In a ruling similar to that in Checking Account Overdraft Litigation, New Jersey's highest court invalidated an arbitration agreement on the grounds that it was too confusing, too vague and too inconsistent to be enforced. NAACP of Camden County East v. Foulke Management Corp., -- A.3d -- , 2011 WL 3273896, August 2, 2011, Superior Court of New Jersey. The court came to this conclusion despite stating that the agreement's class action waiver itself could not be invalidated in light of Concepcion. Nevertheless, the New Jersey Superior Court turned to Justice Thomas's concurring opinion in Concepcion, in which he stated that the majority opinion in Concepcion did not leave litigants bereft of other contract defenses, including the procedural conscionability question of contract formation or contract interpretation principles. The New Jersey court ultimately found that the arbitration provision at issue could not be enforced because it lacked sufficient clarity and consistency to be reasonably understood by the consumer.

The Supreme Court of New Mexico also invalidated an arbitration provision in an auto dealership sales contract that it found could not be enforced because the named arbitration service was no longer available to conduct the arbitrations. Despite the technical reason for reversing the lower court's order compelling arbitration, the court found the arbitration to be unfairly one-sided and substantively unconscionable irrespective of Concepcion. Rivera v. American General Financial Service, Inc., -- P.3d -- , 2011 WL 3687624, New Mexico Supreme Court, July 27, 2011.

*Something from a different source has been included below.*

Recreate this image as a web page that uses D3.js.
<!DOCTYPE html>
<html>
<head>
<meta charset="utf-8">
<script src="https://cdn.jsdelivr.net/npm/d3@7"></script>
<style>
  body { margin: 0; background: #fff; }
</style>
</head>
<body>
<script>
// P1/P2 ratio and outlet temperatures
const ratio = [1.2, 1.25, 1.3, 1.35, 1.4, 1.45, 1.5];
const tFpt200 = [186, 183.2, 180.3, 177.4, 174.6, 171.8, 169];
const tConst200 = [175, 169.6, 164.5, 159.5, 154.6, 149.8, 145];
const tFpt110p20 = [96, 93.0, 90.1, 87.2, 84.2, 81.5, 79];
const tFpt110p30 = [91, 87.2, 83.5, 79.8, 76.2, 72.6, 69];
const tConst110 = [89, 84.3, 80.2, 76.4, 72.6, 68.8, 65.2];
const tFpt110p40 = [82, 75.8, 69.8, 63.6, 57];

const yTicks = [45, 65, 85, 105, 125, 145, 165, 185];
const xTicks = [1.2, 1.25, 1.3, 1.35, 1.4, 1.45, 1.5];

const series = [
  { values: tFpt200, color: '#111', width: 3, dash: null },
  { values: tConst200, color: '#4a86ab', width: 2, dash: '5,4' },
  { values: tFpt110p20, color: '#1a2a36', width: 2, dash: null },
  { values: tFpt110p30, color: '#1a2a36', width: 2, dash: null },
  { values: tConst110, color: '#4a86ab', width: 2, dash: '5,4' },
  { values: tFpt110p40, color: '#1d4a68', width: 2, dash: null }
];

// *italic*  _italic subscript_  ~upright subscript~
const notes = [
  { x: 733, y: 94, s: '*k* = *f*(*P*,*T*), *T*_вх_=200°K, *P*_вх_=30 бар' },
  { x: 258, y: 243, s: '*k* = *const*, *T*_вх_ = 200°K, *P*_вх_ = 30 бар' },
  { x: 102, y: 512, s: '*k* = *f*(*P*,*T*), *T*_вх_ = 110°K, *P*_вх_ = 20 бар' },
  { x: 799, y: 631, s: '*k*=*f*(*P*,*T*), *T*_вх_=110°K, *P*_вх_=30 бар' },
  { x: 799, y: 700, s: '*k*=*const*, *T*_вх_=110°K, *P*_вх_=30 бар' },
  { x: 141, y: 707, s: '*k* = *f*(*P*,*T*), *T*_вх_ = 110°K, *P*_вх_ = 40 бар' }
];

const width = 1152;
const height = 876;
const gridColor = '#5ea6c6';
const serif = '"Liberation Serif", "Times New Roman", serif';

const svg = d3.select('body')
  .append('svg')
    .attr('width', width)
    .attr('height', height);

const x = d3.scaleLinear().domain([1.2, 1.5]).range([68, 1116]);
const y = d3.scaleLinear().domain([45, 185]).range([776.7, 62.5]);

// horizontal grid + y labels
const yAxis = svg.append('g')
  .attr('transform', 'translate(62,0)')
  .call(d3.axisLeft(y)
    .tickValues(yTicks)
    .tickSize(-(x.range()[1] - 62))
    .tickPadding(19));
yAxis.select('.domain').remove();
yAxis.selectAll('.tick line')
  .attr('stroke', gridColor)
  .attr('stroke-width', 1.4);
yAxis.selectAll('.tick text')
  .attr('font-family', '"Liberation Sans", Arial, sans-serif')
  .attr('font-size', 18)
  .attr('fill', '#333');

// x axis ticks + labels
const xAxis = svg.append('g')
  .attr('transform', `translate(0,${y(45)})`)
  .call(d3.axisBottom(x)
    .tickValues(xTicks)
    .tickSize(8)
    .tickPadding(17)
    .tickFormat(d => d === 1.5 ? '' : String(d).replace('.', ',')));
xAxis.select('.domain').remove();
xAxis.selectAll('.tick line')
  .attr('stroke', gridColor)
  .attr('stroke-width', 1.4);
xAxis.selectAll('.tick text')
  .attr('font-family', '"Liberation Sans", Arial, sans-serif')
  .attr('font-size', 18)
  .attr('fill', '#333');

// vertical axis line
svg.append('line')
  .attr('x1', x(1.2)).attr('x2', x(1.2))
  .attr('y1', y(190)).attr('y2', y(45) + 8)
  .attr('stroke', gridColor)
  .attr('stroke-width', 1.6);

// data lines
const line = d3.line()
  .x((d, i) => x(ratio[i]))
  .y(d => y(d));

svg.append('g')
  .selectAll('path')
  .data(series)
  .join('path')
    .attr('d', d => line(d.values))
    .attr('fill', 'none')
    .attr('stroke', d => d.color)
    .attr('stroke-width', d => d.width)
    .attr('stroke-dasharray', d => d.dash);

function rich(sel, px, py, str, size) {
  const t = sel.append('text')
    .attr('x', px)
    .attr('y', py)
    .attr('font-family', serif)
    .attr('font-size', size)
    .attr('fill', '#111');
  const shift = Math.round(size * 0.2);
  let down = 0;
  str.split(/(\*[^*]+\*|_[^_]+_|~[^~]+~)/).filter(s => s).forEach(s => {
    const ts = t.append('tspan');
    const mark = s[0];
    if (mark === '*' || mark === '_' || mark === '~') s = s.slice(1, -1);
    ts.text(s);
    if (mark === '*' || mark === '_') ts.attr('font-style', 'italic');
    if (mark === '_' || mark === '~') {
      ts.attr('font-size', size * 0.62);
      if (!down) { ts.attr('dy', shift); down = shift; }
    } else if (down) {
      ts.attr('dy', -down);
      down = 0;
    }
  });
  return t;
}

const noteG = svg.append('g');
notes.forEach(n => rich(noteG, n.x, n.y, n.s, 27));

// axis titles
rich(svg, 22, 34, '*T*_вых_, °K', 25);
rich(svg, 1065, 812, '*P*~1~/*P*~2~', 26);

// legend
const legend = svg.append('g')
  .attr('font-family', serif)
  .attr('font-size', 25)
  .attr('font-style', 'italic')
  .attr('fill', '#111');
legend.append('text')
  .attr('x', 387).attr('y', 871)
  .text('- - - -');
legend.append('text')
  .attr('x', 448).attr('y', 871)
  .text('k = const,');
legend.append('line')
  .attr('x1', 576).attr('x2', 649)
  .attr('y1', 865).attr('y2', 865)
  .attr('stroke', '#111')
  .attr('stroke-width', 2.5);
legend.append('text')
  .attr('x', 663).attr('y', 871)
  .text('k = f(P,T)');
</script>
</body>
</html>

The lesson here is to avoid terms that are oppressive to the consumer or employee. When drafting an arbitration agreement with a class action waiver, include easily understandable, balanced provisions or even consumer-friendly provisions so that the agreement is not overly one-sided and unfair to the individual. Ensuring that the employee or consumer has a forum in which to fairly air a grievance will help the provisions surpass the unconscionability test and other contract defenses. And, make sure the agreement provides for alternative arbitration services should one not be available or refuse to act in a particular case.